A reforma energética aprovada irá alterar o paradigma da política pública de energia, porque prevê que o setor privado possa gerar eletricidade e firmar contratos com o Estado mexicano para a exploração e extração de hidrocarbonetos. Se tiver sucesso, receberá como pagamento o retorno de seus investimentos e um percentual da produção ou dos lucros; se fracassar, o próprio setor privado absorverá as perdas. Sob o modelo atual, a Pemex está obrigada a pagar aos contratados, independentemente do resultado.

O sucesso da reforma energética se concretizará com a aprovação das leis suplementares e do regime fiscal, o que se concretizará nos próximos meses.

Essa reforma é uma peça chave na estratégia de atualização do marco jurídico mexicano, exposta pelo presidente do México para impulsionar o crescimento econômico, o emprego e o bem estar social. É uma reforma que altera a concepção do esquema produtivo do país, e, com isso, oferece ao México uma nova rota de crescimento e bem estar.
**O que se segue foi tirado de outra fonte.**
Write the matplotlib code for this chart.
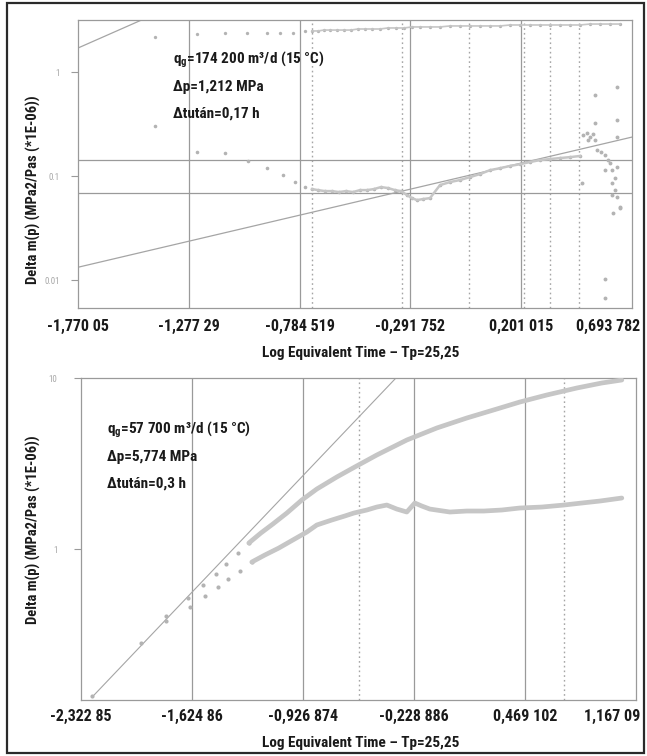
import matplotlib
matplotlib.use("Agg")
import matplotlib.pyplot as plt
from matplotlib import font_manager
from matplotlib.patches import Rectangle

# ---------------- data: upper panel (buildup 1) ----------------
top_xticks = [-1.77005, -1.27729, -0.784519, -0.291752, 0.201015, 0.693782]
top_xlabels = ["-1,770 05", "-1,277 29", "-0,784 519", "-0,291 752", "0,201 015", "0,693 782"]
top_yticks = [0.01, 0.1, 1]
top_ylabels = ["0.01", "0.1", "1"]

# pressure change
top_dp_x = [-1.4276, -1.2408, -1.1163, -1.0184, -0.9295, -0.8717, -0.8139, -0.7605, -0.7294,
            -0.7027, -0.6761, -0.6494, -0.6182, -0.5871, -0.5559, -0.5248, -0.4937, -0.4625,
            -0.4270, -0.3914, -0.3558, -0.3202, -0.2847, -0.2491, -0.2046, -0.1601, -0.1157,
            -0.0712, -0.0267, 0.0177, 0.0622, 0.1067, 0.1512, 0.1956, 0.2401, 0.2846, 0.3291,
            0.3735, 0.4180, 0.4625, 0.5070, 0.5514, 0.5959, 0.6404]
top_dp_y = [2.17, 2.32, 2.37, 2.37, 2.37, 2.37, 2.37, 2.48, 2.48, 2.48, 2.53, 2.53, 2.53, 2.53,
            2.53, 2.59, 2.59, 2.59, 2.59, 2.65, 2.65, 2.65, 2.71, 2.71, 2.71, 2.71, 2.77, 2.77,
            2.77, 2.77, 2.77, 2.77, 2.83, 2.83, 2.83, 2.83, 2.83, 2.83, 2.83, 2.83, 2.89, 2.89,
            2.89, 2.89]

# derivative
top_der_x = [-1.4276, -1.2408, -1.1163, -1.0139, -0.9295, -0.8584, -0.8050, -0.7605,
             -0.7294, -0.7027, -0.6717, -0.6405, -0.6094, -0.5783, -0.5472, -0.5160, -0.4849,
             -0.4538, -0.4224, -0.3914, -0.3602, -0.3335, -0.3068, -0.2847, -0.2624, -0.2357,
             -0.2046, -0.1601, -0.1157, -0.0712, -0.0267, 0.0177, 0.0622, 0.1067, 0.1512,
             0.1956, 0.2401, 0.2846, 0.3291, 0.3735, 0.4180, 0.4625]
top_der_y = [0.303, 0.170, 0.166, 0.139, 0.119, 0.102, 0.0876, 0.0784,
             0.0750, 0.0733, 0.0717, 0.0717, 0.0702, 0.0717, 0.0702, 0.0733, 0.0733,
             0.0750, 0.0784, 0.0767, 0.0733, 0.0717, 0.0656, 0.0614, 0.0588, 0.0601,
             0.0614, 0.0819, 0.0876, 0.0916, 0.0978, 0.1045, 0.114, 0.119, 0.125,
             0.130, 0.1364, 0.1425, 0.1457, 0.149, 0.152, 0.156]

# late-time scatter of the derivative
top_tail_x = [0.4714, 0.4758, 0.4936, 0.4981, 0.5070, 0.5203, 0.5292, 0.5292, 0.5292, 0.5381,
              0.5559, 0.5737, 0.5737, 0.5737, 0.5737, 0.5870, 0.5959, 0.6048, 0.6048, 0.6048,
              0.6093, 0.6182, 0.6182, 0.6271, 0.6271, 0.6271, 0.6271, 0.6271, 0.6404, 0.6404]
top_tail_y = [0.0857, 0.248, 0.259, 0.222, 0.237, 0.253, 0.222, 0.601, 0.323, 0.178,
              0.170, 0.159, 0.114, 0.0102, 0.0067, 0.1425, 0.133, 0.114, 0.0857, 0.0656,
              0.0441, 0.0957, 0.0733, 0.718, 0.345, 0.237, 0.122, 0.0628, 0.0504, 0.0492]

# straight-line guides
top_unit_x = [-1.77005, -1.45]
top_unit_y = [1.70, 3.43]
top_half_x = [-1.77005, 0.693782]
top_half_y = [0.0133, 0.237]
top_hlines = [0.1426, 0.0687]
top_dotted = [-0.7294, -0.3291, -0.0312, 0.2134, 0.3291, 0.4581]

# ---------------- data: lower panel (buildup 2) ----------------
bot_xticks = [-2.32285, -1.62486, -0.926874, -0.228886, 0.469102, 1.16709]
bot_xlabels = ["-2,322 85", "-1,624 86", "-0,926 874", "-0,228 886", "0,469 102", "1,167 09"]
bot_yticks = [1, 10]
bot_ylabels = ["1", "10"]

bot_dp_x = [-2.2537, -1.9456, -1.7884, -1.6500, -1.5557, -1.4739, -1.4085, -1.3330, -1.2676,
            -1.1921, -1.1166, -1.0286, -0.9343, -0.8400, -0.7143, -0.6011, -0.4627, -0.2741,
            -0.0854, 0.1032, 0.2919, 0.4365, 0.6063, 0.7949, 0.9521, 1.0779]
bot_dp_y = [0.1382, 0.2820, 0.4057, 0.5170, 0.6161, 0.7141, 0.8172, 0.9476, 1.084, 1.240,
            1.400, 1.623, 1.934, 2.243, 2.637, 3.017, 3.546, 4.339, 5.101, 5.836, 6.588,
            7.237, 7.955, 8.739, 9.349, 9.734]

bot_der_x = [-1.7884, -1.6375, -1.5431, -1.4614, -1.3959, -1.3204, -1.2487, -1.1670, -1.0789,
             -0.9909, -0.9028, -0.8400, -0.7457, -0.6639, -0.6073, -0.5256, -0.4627, -0.3998,
             -0.3370, -0.2741, -0.2238, -0.1798, -0.1295, -0.0037, 0.1032, 0.2101, 0.3233,
             0.4365, 0.5749, 0.7132, 0.8264, 0.9396, 1.0779]
bot_der_y = [0.3794, 0.4579, 0.5311, 0.5995, 0.6677, 0.7437, 0.8395, 0.9224, 1.0135,
             1.129, 1.257, 1.382, 1.478, 1.560, 1.623, 1.691, 1.760, 1.808,
             1.713, 1.646, 1.858, 1.784, 1.713, 1.646, 1.668, 1.668, 1.691,
             1.737, 1.760, 1.808, 1.858, 1.908, 1.987]

bot_unit_x = [-2.2537, -0.30]
bot_unit_y = [0.136, 11.0]
bot_dotted = [-0.5747, 0.7132]

# ---------------- styling ----------------
def pick_family():
    names = {f.name for f in font_manager.fontManager.ttflist}
    for cand in ["Roboto Condensed", "Liberation Sans Narrow", "Open Sans Condensed"]:
        if cand in names:
            return cand, "normal"
    return "DejaVu Sans", "condensed"

FAM, STRETCH = pick_family()
plt.rcParams["font.family"] = [FAM, "DejaVu Sans"]
plt.rcParams["font.stretch"] = STRETCH

DOT = "#b3b3b3"
BAND = "#c6c6c6"
GRID = "#9a9a9a"
GUIDE = "#a5a5a5"
TICKTXT = "#a8a8a8"

W, H = 647, 756
fig = plt.figure(figsize=(W / 100, H / 100), dpi=100)
fig.patch.set_facecolor("white")

ax1 = fig.add_axes([78 / W, 1 - 308 / H, 554 / W, 288 / H])
ax2 = fig.add_axes([81 / W, 1 - 700 / H, 555 / W, 322 / H])


def style_axes(ax, xticks, xlabels, yticks, ylabels, ylim, solid, dotted, ypad, lab_dy):
    ax.set_yscale("log")
    ax.set_xlim(xticks[0], xticks[-1])
    ax.set_ylim(*ylim)
    ax.set_xticks(xticks)
    ax.set_yticks(yticks)
    ax.set_yticklabels(ylabels)
    ax.yaxis.set_minor_locator(matplotlib.ticker.NullLocator())
    ax.tick_params(axis="x", length=0, labelbottom=False)
    ax.tick_params(axis="y", length=5, width=0.8, color=GRID, pad=ypad,
                   labelsize=6.5, labelcolor=TICKTXT)
    for sp in ax.spines.values():
        sp.set_color(GRID)
        sp.set_linewidth(0.9)
    for xv in solid:
        ax.axvline(xv, color=GRID, lw=0.9, zorder=1)
    for xv in dotted:
        ax.axvline(xv, color=GUIDE, lw=1.0, ls=(0, (1.2, 2.2)), zorder=1)
    n = len(xticks)
    for i, (xv, lab) in enumerate(zip(xticks, xlabels)):
        dx = -17 if i == n - 1 else 0
        ax.annotate(lab, xy=(xv, 0), xycoords=ax.get_xaxis_transform(),
                    xytext=(dx, lab_dy), textcoords="offset points",
                    ha="center", va="center", fontsize=11.5, fontweight="bold",
                    color="#1a1a1a", annotation_clip=False)


# upper panel
style_axes(ax1, top_xticks, top_xlabels, top_yticks, top_ylabels, (0.0054, 3.16),
           top_xticks[1:-1], top_dotted, 8, -13.5)
for yv in top_hlines:
    ax1.axhline(yv, color=GRID, lw=0.9, zorder=1)
ax1.plot(top_unit_x, top_unit_y, color=GUIDE, lw=0.9, zorder=2)
ax1.plot(top_half_x, top_half_y, color=GUIDE, lw=0.9, zorder=2)
ax1.plot(top_dp_x, top_dp_y, ls="none", marker="o", ms=2.4, mec="none", mfc=DOT, zorder=3)
ax1.plot(top_dp_x[8:], top_dp_y[8:], color=BAND, lw=1.2, zorder=3)
ax1.plot(top_der_x, top_der_y, ls="none", marker="o", ms=2.6, mec="none", mfc=DOT, zorder=3)
ax1.plot(top_der_x[8:], top_der_y[8:], color=BAND, lw=1.8, zorder=3)
ax1.plot(top_tail_x, top_tail_y, ls="none", marker="o", ms=2.8, mec="none", mfc=DOT, zorder=3)

# lower panel
style_axes(ax2, bot_xticks, bot_xlabels, bot_yticks, bot_ylabels, (0.131, 10.0),
           bot_xticks[1:-1], bot_dotted, 12, -12)
ax2.plot(bot_unit_x, bot_unit_y, color=GUIDE, lw=0.8, zorder=2)
ax2.plot(bot_dp_x[:9], bot_dp_y[:9], ls="none", marker="o", ms=3.0, mec="none", mfc=DOT, zorder=3)
ax2.plot(bot_dp_x[8:], bot_dp_y[8:], color=BAND, lw=3.4, solid_capstyle="round", zorder=3)
ax2.plot(bot_der_x[:7], bot_der_y[:7], ls="none", marker="o", ms=3.0, mec="none", mfc=DOT, zorder=3)
ax2.plot(bot_der_x[6:], bot_der_y[6:], color=BAND, lw=3.4, solid_capstyle="round", zorder=3)

# axis titles
title_kw = dict(fontsize=11, fontweight="bold", color="#1a1a1a", ha="center", va="center")
fig.text(361 / W, 1 - 353 / H, "Log Equivalent Time – Tp=25,25", **title_kw)
fig.text(361 / W, 1 - 743 / H, "Log Equivalent Time – Tp=25,25", **title_kw)
ylab_kw = dict(fontsize=10.5, fontweight="bold", color="#1a1a1a", ha="center", va="center",
               rotation=90)
fig.text(33 / W, 1 - 190 / H, "Delta m(p) (MPa2/Pas (*1E-06))", **ylab_kw)
fig.text(33 / W, 1 - 530 / H, "Delta m(p) (MPa2/Pas (*1E-06))", **ylab_kw)

# test conditions
info_kw = dict(fontsize=11, fontweight="bold", color="#1a1a1a", ha="left", va="center")
top_info = ["q$_{\\mathregular{g}}$=174 200 m³/d (15 °C)", "Δp=1,212 MPa", "Δtután=0,17 h"]
bot_info = ["q$_{\\mathregular{g}}$=57 700 m³/d (15 °C)", "Δp=5,774 MPa", "Δtután=0,3 h"]
for i, s in enumerate(top_info):
    fig.text(173 / W, 1 - (60 + 27 * i) / H, s, **info_kw)
for i, s in enumerate(bot_info):
    fig.text(107 / W, 1 - (430 + 27 * i) / H, s, **info_kw)

# frame around the whole figure
fig.patches.append(Rectangle((7 / W, 3 / H), 637 / W, 750 / H, transform=fig.transFigure,
                             fill=False, edgecolor="#2a2a2a", lw=1.6))

fig.savefig("out.png", dpi=100)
Precisamos acreditar que as reticências demonstradas, que decorrem de concepções reiteradas, mas não comprovadas, de determinados modelos de desenvolvimento econômico, irão ceder à medida que a reforma demonstrar ser um caminho verdadeiro para a ampliação de oportunidades. A convicção de quem aprovou essa reforma é de que o próprio símbolo do petróleo como sustento do desenvolvimento nacional irá se encher de conteúdo graças à aprovação da reforma energética.

Raúl Cervantes Andrade é presidente do Senado mexicano e membro do Partido Revolucionário Institucional (PRI).